_The data_
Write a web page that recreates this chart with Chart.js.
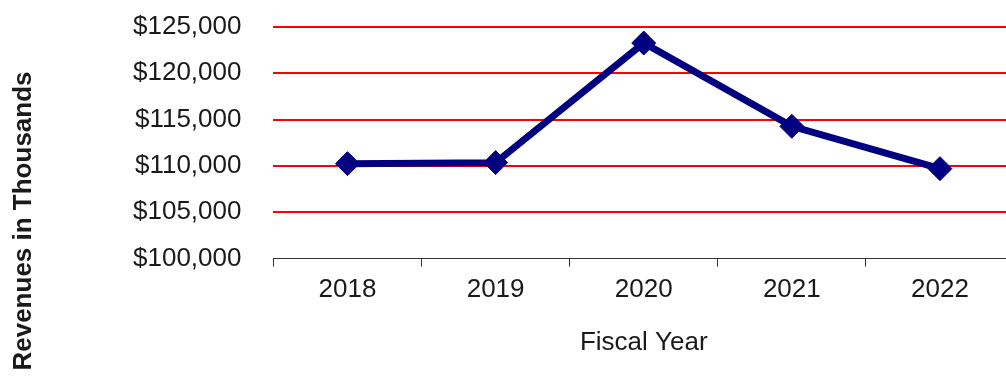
<!DOCTYPE html>
<html lang="en">
<head>
    <meta charset="UTF-8">
    <title>Revenues in Thousands</title>
    <script src="https://cdn.jsdelivr.net/npm/chart.js"></script>
    <style>
        html, body {
            margin: 0;
            padding: 0;
            background: #ffffff;
            overflow: hidden;
        }
        .chart-box {
            position: relative;
            width: 1027px;
            height: 378px;
        }
    </style>
</head>
<body>
    <div class="chart-box">
        <canvas id="revenueChart"></canvas>
    </div>

    <script>
        // Revenues by fiscal year, in thousands of dollars
        const years = ['2018', '2019', '2020', '2021', '2022'];
        const revenues = [110250, 110360, 123270, 114280, 109710];
        const yTicks = [100000, 105000, 110000, 115000, 120000, 125000];

        const FONT = '"Liberation Sans", Arial, sans-serif';

        // vertical axis title, drawn by hand so it can sit lower than the plot center
        const sideTitle = {
            id: 'sideTitle',
            afterDraw(chart) {
                const ctx = chart.ctx;
                ctx.save();
                ctx.translate(31, 221);
                ctx.rotate(-Math.PI / 2);
                ctx.font = 'bold 26px ' + FONT;
                ctx.fillStyle = '#1a1a1a';
                ctx.textAlign = 'center';
                ctx.textBaseline = 'alphabetic';
                ctx.fillText('Revenues in Thousands', 0, 0);
                ctx.restore();
            }
        };

        new Chart(document.getElementById('revenueChart'), {
            type: 'line',
            data: {
                labels: years,
                datasets: [{
                    data: revenues,
                    borderColor: '#000080',
                    backgroundColor: '#000080',
                    borderWidth: 7,
                    tension: 0,
                    pointStyle: 'rectRot',
                    pointRadius: 12,
                    pointBorderWidth: 1,
                    pointBorderColor: '#000080',
                    pointBackgroundColor: '#000080'
                }]
            },
            options: {
                responsive: true,
                maintainAspectRatio: false,
                animation: false,
                layout: {
                    padding: { left: 101, right: 4, top: 27, bottom: 20 }
                },
                plugins: {
                    legend: { display: false },
                    tooltip: { enabled: false }
                },
                scales: {
                    x: {
                        offset: true,
                        grid: {
                            offset: true,
                            drawOnChartArea: false,
                            drawTicks: true,
                            tickLength: 8,
                            color: '#333333',
                            lineWidth: 1
                        },
                        border: { display: true, color: '#333333', width: 1 },
                        ticks: {
                            padding: 8,
                            color: '#1a1a1a',
                            font: { family: FONT, size: 26 }
                        },
                        title: {
                            display: true,
                            text: 'Fiscal Year',
                            color: '#1a1a1a',
                            font: { family: FONT, size: 26 },
                            padding: { top: 13, bottom: 0 }
                        }
                    },
                    y: {
                        min: 100000,
                        max: 125000,
                        afterBuildTicks(axis) {
                            axis.ticks = yTicks.map(v => ({ value: v }));
                        },
                        // the label gap should not push the plot down from the top
                        afterFit(axis) {
                            axis.paddingTop = 0;
                            axis.paddingBottom = 0;
                        },
                        grid: {
                            drawTicks: false,
                            lineWidth: 2,
                            color: ctx => ctx.tick && ctx.tick.value === 100000 ? 'rgba(0,0,0,0)' : '#ff0000'
                        },
                        border: { display: false },
                        ticks: {
                            padding: 32,
                            color: '#1a1a1a',
                            font: { family: FONT, size: 26 },
                            callback: v => '$' + v.toLocaleString('en-US')
                        }
                    }
                }
            },
            plugins: [sideTitle]
        });
    </script>
</body>
</html>
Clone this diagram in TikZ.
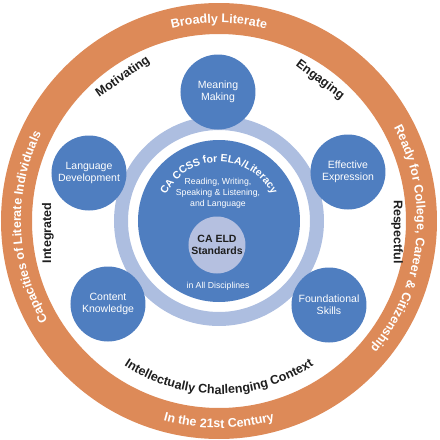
\documentclass[tikz,border=0pt]{standalone}
\usepackage{fontspec}
\setmainfont{Liberation Sans}
\usepackage{tikz,xcolor}
\usetikzlibrary{decorations.text}

\definecolor{bandorange}{HTML}{DD8A58}
\definecolor{capblue}{HTML}{4F7EC0}
\definecolor{ringblue}{HTML}{ADBEE0}
\definecolor{eldblue}{HTML}{B5C0E0}
\definecolor{labelgray}{HTML}{1E1E1E}

\newcommand{\bandfont}{\bfseries\fontsize{12.5}{15}\selectfont}

\tikzset{
  capacity/.style={circle, fill=capblue, minimum size=75pt, inner sep=0pt, align=center,
    text=white, font=\fontsize{10.5}{12}\selectfont},
  quality/.style={font=\bandfont, text=labelgray, inner sep=0pt},
  bandtext/.style={decorate, decoration={text along path, text align=center, text color=white, text={#1}}}
}

\begin{document}
\begin{tikzpicture}[x=1pt,y=1pt]
\useasboundingbox (-219,-219) rectangle (221,221);

% outer band and blue ring
\fill[bandorange, even odd rule] (0,0) circle (218pt) (0,0) circle (187pt);
\draw[ringblue, line width=14pt] (0,0) circle (98pt);
\node[circle, fill=capblue, minimum size=162pt, inner sep=0pt] (ccss) at (0,0) {};
\node[circle, fill=eldblue, minimum size=57pt, inner sep=0pt, align=center, text=labelgray,
  font=\bfseries\fontsize{10.5}{12}\selectfont] (eld) at (-2,-24) {CA ELD\\Standards};

\path[decorate, decoration={text along path, text align=center, text color=white,
  text={|\bfseries\fontsize{10.5}{12}\selectfont|CA CCSS for ELA/Literacy}}]
  (170:59) arc[start angle=170, end angle=10, radius=59pt];
\node[align=center, text=white, font=\fontsize{8.7}{11}\selectfont] (domains) at (-1,28)
  {Reading, Writing,\\Speaking \& Listening,\\and Language};
\node[text=white, font=\fontsize{8.7}{11}\selectfont] (discip) at (-1,-65) {in All Disciplines};

% five capacities
\node[capacity] (meaning) at (-1,129) {Meaning\\Making};
\node[capacity] (langdev) at (-130,48) {Language\\Development};
\node[capacity] (effexp) at (129,49) {Effective\\Expression};
\node[capacity] (content) at (-111,-83) {Content\\Knowledge};
\node[capacity] (found) at (110,-84) {Foundational\\Skills};

% context words
\node[quality, rotate=35] (motiv) at (-96,144) {Motivating};
\node[quality, rotate=-37] (engag) at (101,141) {Engaging};
\node[quality, rotate=90] (integ) at (-171,-12) {Integrated};
\node[quality, rotate=-90] (respect) at (178,-11) {Respectful};
\path[decorate, decoration={text along path, text align=center, text color=labelgray,
  text={|\bandfont|Intellectually Challenging Context}}]
  (195:173) arc[start angle=195, end angle=345, radius=173pt];

% band texts
\path[bandtext={|\bandfont|Broadly Literate}] (150:198) arc[start angle=150, end angle=30, radius=198pt];
\path[bandtext={|\bandfont|Ready for College, Career {\&} Citizenship}] (50:198) arc[start angle=50, end angle=-62, radius=198pt];
\path[bandtext={|\bandfont|Capacities of Literate Individuals}] (250:198) arc[start angle=250, end angle=114, radius=198pt];
\path[bandtext={|\bandfont|In the 21st Century}] (220:207) arc[start angle=220, end angle=320, radius=207pt];

\end{tikzpicture}
\end{document}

_Task description_
Each entry shown above must be quoted exactly, with its pictures left out.

_Output for this task_
Write a web page that recreates this chart with Chart.js.
<!DOCTYPE html>
<html lang="en">
<head>
    <meta charset="UTF-8">
    <title>Revenues in Thousands</title>
    <script src="https://cdn.jsdelivr.net/npm/chart.js"></script>
    <style>
        html, body {
            margin: 0;
            padding: 0;
            background: #ffffff;
            overflow: hidden;
        }
        .chart-box {
            position: relative;
            width: 1027px;
            height: 378px;
        }
    </style>
</head>
<body>
    <div class="chart-box">
        <canvas id="revenueChart"></canvas>
    </div>

    <script>
        // Revenues by fiscal year, in thousands of dollars
        const years = ['2018', '2019', '2020', '2021', '2022'];
        const revenues = [110250, 110360, 123270, 114280, 109710];
        const yTicks = [100000, 105000, 110000, 115000, 120000, 125000];

        const FONT = '"Liberation Sans", Arial, sans-serif';

        // vertical axis title, drawn by hand so it can sit lower than the plot center
        const sideTitle = {
            id: 'sideTitle',
            afterDraw(chart) {
                const ctx = chart.ctx;
                ctx.save();
                ctx.translate(31, 221);
                ctx.rotate(-Math.PI / 2);
                ctx.font = 'bold 26px ' + FONT;
                ctx.fillStyle = '#1a1a1a';
                ctx.textAlign = 'center';
                ctx.textBaseline = 'alphabetic';
                ctx.fillText('Revenues in Thousands', 0, 0);
                ctx.restore();
            }
        };

        new Chart(document.getElementById('revenueChart'), {
            type: 'line',
            data: {
                labels: years,
                datasets: [{
                    data: revenues,
                    borderColor: '#000080',
                    backgroundColor: '#000080',
                    borderWidth: 7,
                    tension: 0,
                    pointStyle: 'rectRot',
                    pointRadius: 12,
                    pointBorderWidth: 1,
                    pointBorderColor: '#000080',
                    pointBackgroundColor: '#000080'
                }]
            },
            options: {
                responsive: true,
                maintainAspectRatio: false,
                animation: false,
                layout: {
                    padding: { left: 101, right: 4, top: 27, bottom: 20 }
                },
                plugins: {
                    legend: { display: false },
                    tooltip: { enabled: false }
                },
                scales: {
                    x: {
                        offset: true,
                        grid: {
                            offset: true,
                            drawOnChartArea: false,
                            drawTicks: true,
                            tickLength: 8,
                            color: '#333333',
                            lineWidth: 1
                        },
                        border: { display: true, color: '#333333', width: 1 },
                        ticks: {
                            padding: 8,
                            color: '#1a1a1a',
                            font: { family: FONT, size: 26 }
                        },
                        title: {
                            display: true,
                            text: 'Fiscal Year',
                            color: '#1a1a1a',
                            font: { family: FONT, size: 26 },
                            padding: { top: 13, bottom: 0 }
                        }
                    },
                    y: {
                        min: 100000,
                        max: 125000,
                        afterBuildTicks(axis) {
                            axis.ticks = yTicks.map(v => ({ value: v }));
                        },
                        // the label gap should not push the plot down from the top
                        afterFit(axis) {
                            axis.paddingTop = 0;
                            axis.paddingBottom = 0;
                        },
                        grid: {
                            drawTicks: false,
                            lineWidth: 2,
                            color: ctx => ctx.tick && ctx.tick.value === 100000 ? 'rgba(0,0,0,0)' : '#ff0000'
                        },
                        border: { display: false },
                        ticks: {
                            padding: 32,
                            color: '#1a1a1a',
                            font: { family: FONT, size: 26 },
                            callback: v => '$' + v.toLocaleString('en-US')
                        }
                    }
                }
            },
            plugins: [sideTitle]
        });
    </script>
</body>
</html>
Clone this diagram in TikZ.
\documentclass[tikz,border=0pt]{standalone}
\usepackage{fontspec}
\setmainfont{Liberation Sans}
\usepackage{tikz,xcolor}
\usetikzlibrary{decorations.text}

\definecolor{bandorange}{HTML}{DD8A58}
\definecolor{capblue}{HTML}{4F7EC0}
\definecolor{ringblue}{HTML}{ADBEE0}
\definecolor{eldblue}{HTML}{B5C0E0}
\definecolor{labelgray}{HTML}{1E1E1E}

\newcommand{\bandfont}{\bfseries\fontsize{12.5}{15}\selectfont}

\tikzset{
  capacity/.style={circle, fill=capblue, minimum size=75pt, inner sep=0pt, align=center,
    text=white, font=\fontsize{10.5}{12}\selectfont},
  quality/.style={font=\bandfont, text=labelgray, inner sep=0pt},
  bandtext/.style={decorate, decoration={text along path, text align=center, text color=white, text={#1}}}
}

\begin{document}
\begin{tikzpicture}[x=1pt,y=1pt]
\useasboundingbox (-219,-219) rectangle (221,221);

% outer band and blue ring
\fill[bandorange, even odd rule] (0,0) circle (218pt) (0,0) circle (187pt);
\draw[ringblue, line width=14pt] (0,0) circle (98pt);
\node[circle, fill=capblue, minimum size=162pt, inner sep=0pt] (ccss) at (0,0) {};
\node[circle, fill=eldblue, minimum size=57pt, inner sep=0pt, align=center, text=labelgray,
  font=\bfseries\fontsize{10.5}{12}\selectfont] (eld) at (-2,-24) {CA ELD\\Standards};

\path[decorate, decoration={text along path, text align=center, text color=white,
  text={|\bfseries\fontsize{10.5}{12}\selectfont|CA CCSS for ELA/Literacy}}]
  (170:59) arc[start angle=170, end angle=10, radius=59pt];
\node[align=center, text=white, font=\fontsize{8.7}{11}\selectfont] (domains) at (-1,28)
  {Reading, Writing,\\Speaking \& Listening,\\and Language};
\node[text=white, font=\fontsize{8.7}{11}\selectfont] (discip) at (-1,-65) {in All Disciplines};

% five capacities
\node[capacity] (meaning) at (-1,129) {Meaning\\Making};
\node[capacity] (langdev) at (-130,48) {Language\\Development};
\node[capacity] (effexp) at (129,49) {Effective\\Expression};
\node[capacity] (content) at (-111,-83) {Content\\Knowledge};
\node[capacity] (found) at (110,-84) {Foundational\\Skills};

% context words
\node[quality, rotate=35] (motiv) at (-96,144) {Motivating};
\node[quality, rotate=-37] (engag) at (101,141) {Engaging};
\node[quality, rotate=90] (integ) at (-171,-12) {Integrated};
\node[quality, rotate=-90] (respect) at (178,-11) {Respectful};
\path[decorate, decoration={text along path, text align=center, text color=labelgray,
  text={|\bandfont|Intellectually Challenging Context}}]
  (195:173) arc[start angle=195, end angle=345, radius=173pt];

% band texts
\path[bandtext={|\bandfont|Broadly Literate}] (150:198) arc[start angle=150, end angle=30, radius=198pt];
\path[bandtext={|\bandfont|Ready for College, Career {\&} Citizenship}] (50:198) arc[start angle=50, end angle=-62, radius=198pt];
\path[bandtext={|\bandfont|Capacities of Literate Individuals}] (250:198) arc[start angle=250, end angle=114, radius=198pt];
\path[bandtext={|\bandfont|In the 21st Century}] (220:207) arc[start angle=220, end angle=320, radius=207pt];

\end{tikzpicture}
\end{document}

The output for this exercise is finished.